La crisi in cui si dibattono le organizzazioni internazionali non può diventare “utile” paralisi, assegnando loro un low profile, fino a farne gusci brillanti di conchiglie vuote. Deve costituire stimolo per una radicale riqualificazione (se l’Europa c’è, batta un colpo in questa direzione).

Bisogna raffreddare con il cuore e con la ragione l’attuale clima di scontro, remando contro il vento delle tentazioni giacobine. Il fondamentalismo occidentale contrapposto al fondamentalismo islamico non erode l’area del consenso al terrorismo, non elimina il precariato urbano, la frustrazione di avvertire storici soprusi, l’orgoglio di coltivare sentimenti di rivalsa.
Si deve impressionare il mondo con atti di liberalismo costituzionale. Ripristinando la legalità internazionale e la centralità dell’Onu, ripensando il sistema delle alleanze, sostituendo le logiche della sovranità con quelle della reciprocità, riducendo gli abusi delle maggioranze, rendendo interdisciplinari i percorsi della scienza, della filosofia, della religione e dello sviluppo.
Sino alle due ultime guerre mondiali è stata la “vecchia” Europa a scrivere la storia. Ora le decisioni del pianeta hanno bisogno del Washington consensus, del benestare della “giovane” America. Nel mezzo c’è stato un lungo cammino che ha allargato l’area della democrazia liberale, del pluralismo e della tolleranza, rafforzando il ruolo d’intermediazione del diritto internazionale (in molti casi valutazioni pre-giuridiche gli conferiscono ancora connotati di classe). L’esigenza di un “foro” terzo avvertita dalle società moderne si identifica con l’efficienza di un’Amministrazione e di una Giustizia internazionali con un grappolo di poteri gestiti super partes.
Se si boicotta la fiera delle ipocrisie si vedrà che la comunità internazionale merita un negoziato serio per un “lodo di rifondazione” delle istituzioni. Potrebbe essere avviato in apposite Conferenze pensate per rendere più distaccato dall’eroismo degli interessi il dialogo riformatore (la centralità dell’Onu potrebbe essere rilanciata con un negoziato condotto fuori dall’Onu).
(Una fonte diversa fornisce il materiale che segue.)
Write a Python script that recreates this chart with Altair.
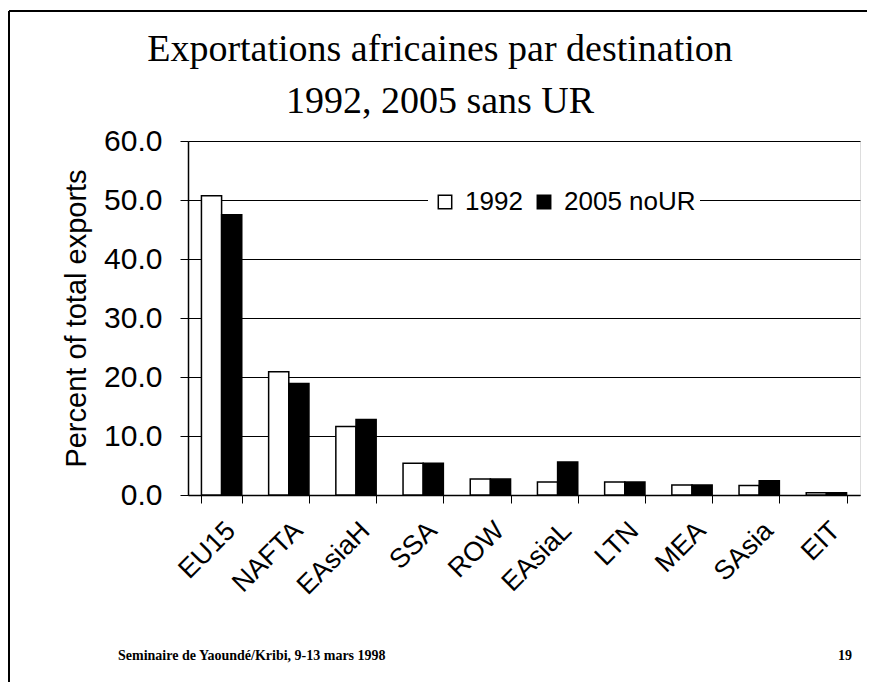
import altair as alt
import pandas as pd

categories = ["EU15", "NAFTA", "EAsiaH", "SSA", "ROW", "EAsiaL", "LTN", "MEA", "SAsia", "EIT"]
series = ["1992", "2005 noUR"]
values_1992 = [50.7, 20.9, 11.6, 5.4, 2.7, 2.2, 2.2, 1.7, 1.6, 0.4]
values_2005 = [47.5, 18.9, 12.8, 5.4, 2.7, 5.6, 2.2, 1.7, 2.4, 0.4]
y_ticks = [0, 10, 20, 30, 40, 50, 60]
title_lines = ["Exportations africaines par destination", "1992, 2005 sans UR"]
footer_texts = ["Seminaire de Yaoundé/Kribi, 9-13 mars 1998", "19"]

rows = []
for c, a, b in zip(categories, values_1992, values_2005):
    rows.append({"dest": c, "series": series[0], "value": a})
    rows.append({"dest": c, "series": series[1], "value": b})
df = pd.DataFrame(rows)

W, H = 672, 354

bars = alt.Chart(df).mark_bar(stroke="black", strokeWidth=1.5).encode(
    x=alt.X("dest:N", sort=categories, title=None,
            scale=alt.Scale(paddingInner=0.4, paddingOuter=0.2),
            axis=alt.Axis(labelAngle=-45, labelFont="Liberation Sans", labelFontSize=27,
                          labelColor="black", labelPadding=14, tickBand="extent",
                          tickColor="black", tickSize=8, domainColor="black",
                          domainWidth=1.5, grid=False)),
    xOffset=alt.XOffset("series:N", sort=series),
    y=alt.Y("value:Q", title="Percent of total exports",
            scale=alt.Scale(domain=[0, 60], nice=False),
            axis=alt.Axis(values=y_ticks, format=".1f", labelFont="Liberation Sans",
                          labelFontSize=30, labelColor="black", labelPadding=18,
                          tickColor="black", tickSize=8, domainColor="black",
                          domainWidth=1.5, grid=True, gridColor="black", gridWidth=1.2,
                          titleFont="Liberation Sans", titleFontSize=29,
                          titleFontWeight="normal", titleColor="black", titlePadding=12)),
    fill=alt.Fill("series:N", sort=series,
                  scale=alt.Scale(domain=series, range=["white", "black"]),
                  legend=alt.Legend(title=None, orient="none", legendX=240, legendY=44,
                                    direction="horizontal", symbolType="square",
                                    symbolSize=180, symbolStrokeColor="black",
                                    symbolStrokeWidth=1.5, labelFont="Liberation Sans",
                                    labelFontSize=26, labelColor="black", labelOffset=7,
                                    columnPadding=8, fillColor="white", padding=4)),
)

title_df = pd.DataFrame({"t": title_lines, "px": [252, 252], "py": [-80, -28]})
title = alt.Chart(title_df).mark_text(font="Liberation Serif", fontSize=38, fontWeight="normal",
                                      align="center", baseline="alphabetic", color="black").encode(
    text="t:N", x=alt.X("px:Q", scale=None), y=alt.Y("py:Q", scale=None))

footer = pd.DataFrame({"t": footer_texts, "px": [-70, 650], "py": [519, 519]})
foot = alt.Chart(footer).mark_text(font="Liberation Serif", fontSize=14, fontWeight="bold",
                                   align="left", baseline="alphabetic", color="black").encode(
    text="t:N", x=alt.X("px:Q", scale=None), y=alt.Y("py:Q", scale=None))

frame_df = pd.DataFrame({"x1": [-179, -179, -179], "x2": [-179, 679, -110],
                         "y1": [-130, -130, 543], "y2": [543, -130, 543]})
frame = alt.Chart(frame_df).mark_rule(color="black", strokeWidth=2).encode(
    x=alt.X("x1:Q", scale=None), x2="x2", y=alt.Y("y1:Q", scale=None), y2="y2")

chart = alt.layer(bars, title, foot, frame).properties(
    width=W, height=H,
    autosize=alt.AutoSizeParams(type="none"),
    padding={"left": 180, "top": 133, "right": 15, "bottom": 187},
).configure_view(stroke=None).configure(background="white")

chart.save("out.html", embed_options={"renderer": "svg", "actions": False})
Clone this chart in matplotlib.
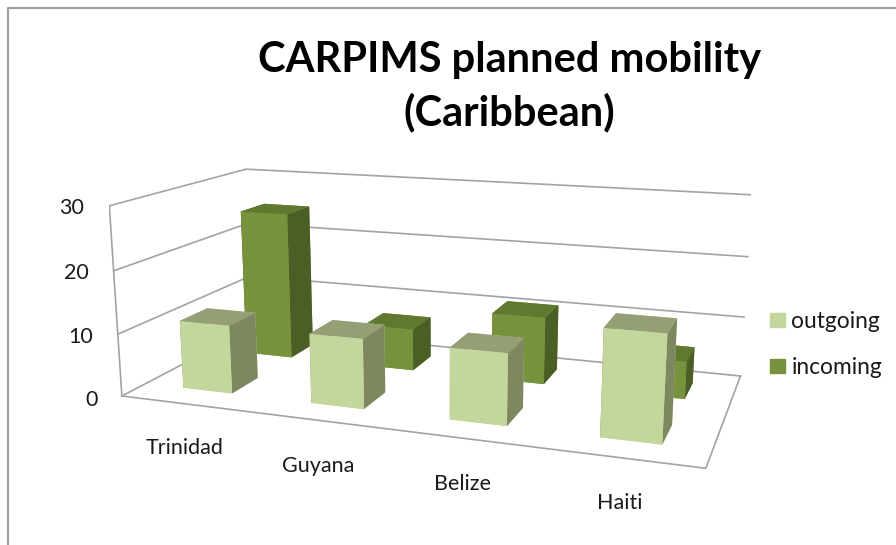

L’attuale stato di paura e d’incertezza crea solo la Società della sorveglianza che non è l’Eldorado per nessuna Società civile. Iniettato a dosi elevate può essere fatale, anche sotto il cielo americano, che non può restare perennemente blindato. Dal gioco crudele del Risiko planetario non si esce con politiche e strategie che producono una modernità imposta... e subita.